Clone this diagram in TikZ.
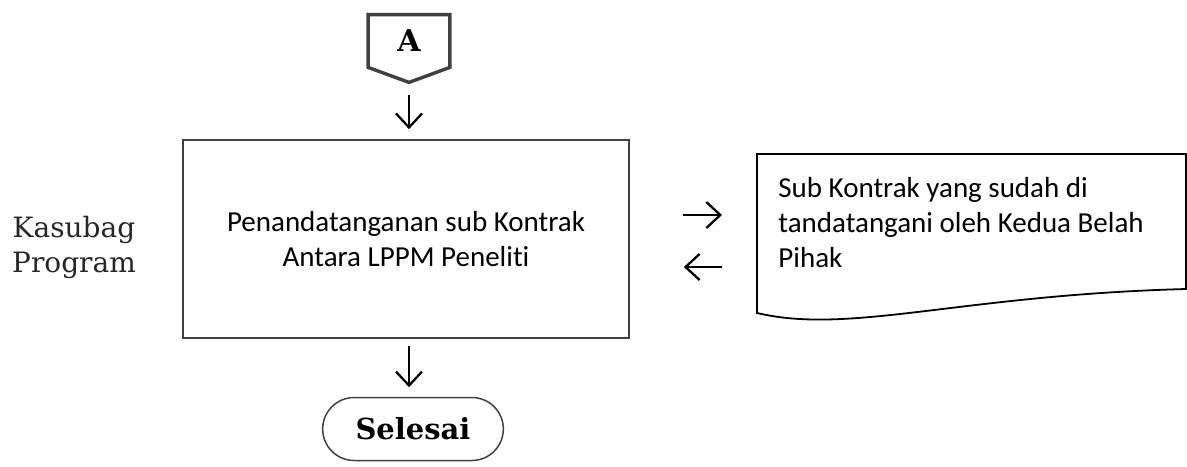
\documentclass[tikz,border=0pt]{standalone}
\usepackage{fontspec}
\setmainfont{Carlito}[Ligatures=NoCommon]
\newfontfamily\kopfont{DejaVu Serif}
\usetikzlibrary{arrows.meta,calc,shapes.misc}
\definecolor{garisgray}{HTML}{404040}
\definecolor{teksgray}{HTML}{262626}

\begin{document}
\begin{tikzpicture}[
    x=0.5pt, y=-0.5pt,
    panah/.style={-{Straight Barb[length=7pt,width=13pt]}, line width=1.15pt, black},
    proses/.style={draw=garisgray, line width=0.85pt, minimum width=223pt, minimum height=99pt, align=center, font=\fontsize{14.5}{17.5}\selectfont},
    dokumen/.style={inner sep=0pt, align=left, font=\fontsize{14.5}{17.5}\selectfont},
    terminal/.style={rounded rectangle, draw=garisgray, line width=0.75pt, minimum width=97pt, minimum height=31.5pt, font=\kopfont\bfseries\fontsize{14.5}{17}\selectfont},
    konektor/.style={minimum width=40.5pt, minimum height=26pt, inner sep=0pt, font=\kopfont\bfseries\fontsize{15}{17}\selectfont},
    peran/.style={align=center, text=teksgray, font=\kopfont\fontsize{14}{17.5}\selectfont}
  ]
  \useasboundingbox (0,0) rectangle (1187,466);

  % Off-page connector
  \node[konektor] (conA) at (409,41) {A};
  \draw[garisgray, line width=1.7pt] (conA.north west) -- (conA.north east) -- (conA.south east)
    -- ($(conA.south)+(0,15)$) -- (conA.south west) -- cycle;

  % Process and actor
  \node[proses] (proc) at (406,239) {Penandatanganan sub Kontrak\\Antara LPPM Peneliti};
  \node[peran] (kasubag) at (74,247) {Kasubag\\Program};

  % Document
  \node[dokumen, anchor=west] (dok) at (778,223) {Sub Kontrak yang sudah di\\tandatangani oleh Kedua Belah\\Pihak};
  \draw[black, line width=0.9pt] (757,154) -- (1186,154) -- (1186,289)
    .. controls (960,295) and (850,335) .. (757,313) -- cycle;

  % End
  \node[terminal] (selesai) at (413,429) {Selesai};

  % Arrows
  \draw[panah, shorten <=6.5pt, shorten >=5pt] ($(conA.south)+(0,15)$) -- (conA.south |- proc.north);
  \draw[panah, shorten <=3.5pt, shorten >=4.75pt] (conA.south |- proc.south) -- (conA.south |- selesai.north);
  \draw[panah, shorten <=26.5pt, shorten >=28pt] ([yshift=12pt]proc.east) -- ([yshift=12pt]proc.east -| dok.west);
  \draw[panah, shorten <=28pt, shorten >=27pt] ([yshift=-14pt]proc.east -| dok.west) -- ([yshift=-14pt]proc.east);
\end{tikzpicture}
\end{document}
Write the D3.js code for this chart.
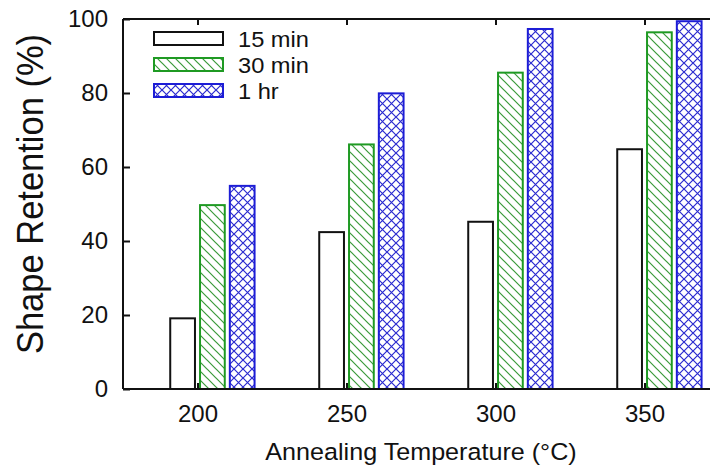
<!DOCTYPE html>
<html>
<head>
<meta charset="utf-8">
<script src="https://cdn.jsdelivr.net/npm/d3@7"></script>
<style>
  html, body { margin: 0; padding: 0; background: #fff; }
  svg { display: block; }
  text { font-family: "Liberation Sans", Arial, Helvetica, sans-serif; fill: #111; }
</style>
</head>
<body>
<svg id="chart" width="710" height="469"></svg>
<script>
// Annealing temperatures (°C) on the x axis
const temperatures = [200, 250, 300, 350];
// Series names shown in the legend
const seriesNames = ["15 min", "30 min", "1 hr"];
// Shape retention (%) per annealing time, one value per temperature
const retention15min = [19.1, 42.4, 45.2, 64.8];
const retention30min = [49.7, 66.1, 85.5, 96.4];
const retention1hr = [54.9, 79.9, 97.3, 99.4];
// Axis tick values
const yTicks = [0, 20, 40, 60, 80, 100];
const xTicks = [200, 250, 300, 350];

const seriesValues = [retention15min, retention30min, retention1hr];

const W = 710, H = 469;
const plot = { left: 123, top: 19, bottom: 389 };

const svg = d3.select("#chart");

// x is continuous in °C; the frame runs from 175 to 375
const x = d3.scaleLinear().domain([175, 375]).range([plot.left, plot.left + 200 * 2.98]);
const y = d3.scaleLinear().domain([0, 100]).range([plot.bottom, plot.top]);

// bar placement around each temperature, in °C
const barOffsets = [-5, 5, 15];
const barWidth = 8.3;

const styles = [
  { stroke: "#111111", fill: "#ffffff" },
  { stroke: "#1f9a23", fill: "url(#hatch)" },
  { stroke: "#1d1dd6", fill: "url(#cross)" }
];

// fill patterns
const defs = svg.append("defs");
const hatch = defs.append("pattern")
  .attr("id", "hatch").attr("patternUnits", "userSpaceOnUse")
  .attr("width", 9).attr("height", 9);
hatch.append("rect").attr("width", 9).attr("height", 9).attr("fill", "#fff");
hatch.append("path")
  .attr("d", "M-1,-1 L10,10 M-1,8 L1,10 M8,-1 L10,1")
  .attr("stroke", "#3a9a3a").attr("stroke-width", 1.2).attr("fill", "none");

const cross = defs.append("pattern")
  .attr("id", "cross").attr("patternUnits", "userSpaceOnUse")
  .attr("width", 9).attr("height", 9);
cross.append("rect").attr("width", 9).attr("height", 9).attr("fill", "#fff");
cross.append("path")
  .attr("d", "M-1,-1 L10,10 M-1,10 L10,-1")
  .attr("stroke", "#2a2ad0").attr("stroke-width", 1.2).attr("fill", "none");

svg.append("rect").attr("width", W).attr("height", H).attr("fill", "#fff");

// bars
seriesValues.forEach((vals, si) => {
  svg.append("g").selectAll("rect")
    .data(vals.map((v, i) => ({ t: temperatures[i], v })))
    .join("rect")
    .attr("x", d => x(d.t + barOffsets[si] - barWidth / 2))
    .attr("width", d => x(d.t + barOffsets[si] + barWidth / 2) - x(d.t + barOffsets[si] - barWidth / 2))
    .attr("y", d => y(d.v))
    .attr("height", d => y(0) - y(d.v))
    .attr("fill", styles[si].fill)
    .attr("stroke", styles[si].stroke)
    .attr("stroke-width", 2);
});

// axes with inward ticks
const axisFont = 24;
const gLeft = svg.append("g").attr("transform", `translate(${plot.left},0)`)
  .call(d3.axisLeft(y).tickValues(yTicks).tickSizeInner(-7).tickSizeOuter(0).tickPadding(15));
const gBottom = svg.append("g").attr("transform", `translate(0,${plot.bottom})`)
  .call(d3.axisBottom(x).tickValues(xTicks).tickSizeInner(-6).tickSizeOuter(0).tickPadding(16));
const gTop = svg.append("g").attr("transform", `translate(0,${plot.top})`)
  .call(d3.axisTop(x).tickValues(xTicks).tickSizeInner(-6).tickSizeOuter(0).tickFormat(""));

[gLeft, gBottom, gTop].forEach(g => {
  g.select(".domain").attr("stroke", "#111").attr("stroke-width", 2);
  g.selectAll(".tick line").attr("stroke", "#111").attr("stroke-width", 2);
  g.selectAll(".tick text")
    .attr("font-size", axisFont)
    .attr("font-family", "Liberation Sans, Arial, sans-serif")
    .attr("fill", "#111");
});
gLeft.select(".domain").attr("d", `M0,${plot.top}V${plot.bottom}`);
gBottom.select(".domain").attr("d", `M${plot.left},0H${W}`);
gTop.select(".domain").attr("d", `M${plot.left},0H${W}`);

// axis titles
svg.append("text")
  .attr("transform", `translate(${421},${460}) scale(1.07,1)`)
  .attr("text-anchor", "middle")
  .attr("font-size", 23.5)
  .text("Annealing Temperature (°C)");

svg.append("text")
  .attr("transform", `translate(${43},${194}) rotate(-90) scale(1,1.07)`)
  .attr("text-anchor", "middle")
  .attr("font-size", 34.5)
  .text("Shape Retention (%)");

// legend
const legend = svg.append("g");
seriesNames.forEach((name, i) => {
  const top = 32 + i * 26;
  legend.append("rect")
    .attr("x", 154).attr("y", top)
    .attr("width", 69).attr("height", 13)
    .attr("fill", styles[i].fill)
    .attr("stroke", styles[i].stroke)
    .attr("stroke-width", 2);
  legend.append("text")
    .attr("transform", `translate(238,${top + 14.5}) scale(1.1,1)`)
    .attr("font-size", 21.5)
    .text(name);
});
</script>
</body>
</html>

---------------

Find the string "chart" in the listing and return every line that holds it.

Write the D3.js code for this chart.
<svg id="chart" width="710" height="469"></svg>
const svg = d3.select("#chart");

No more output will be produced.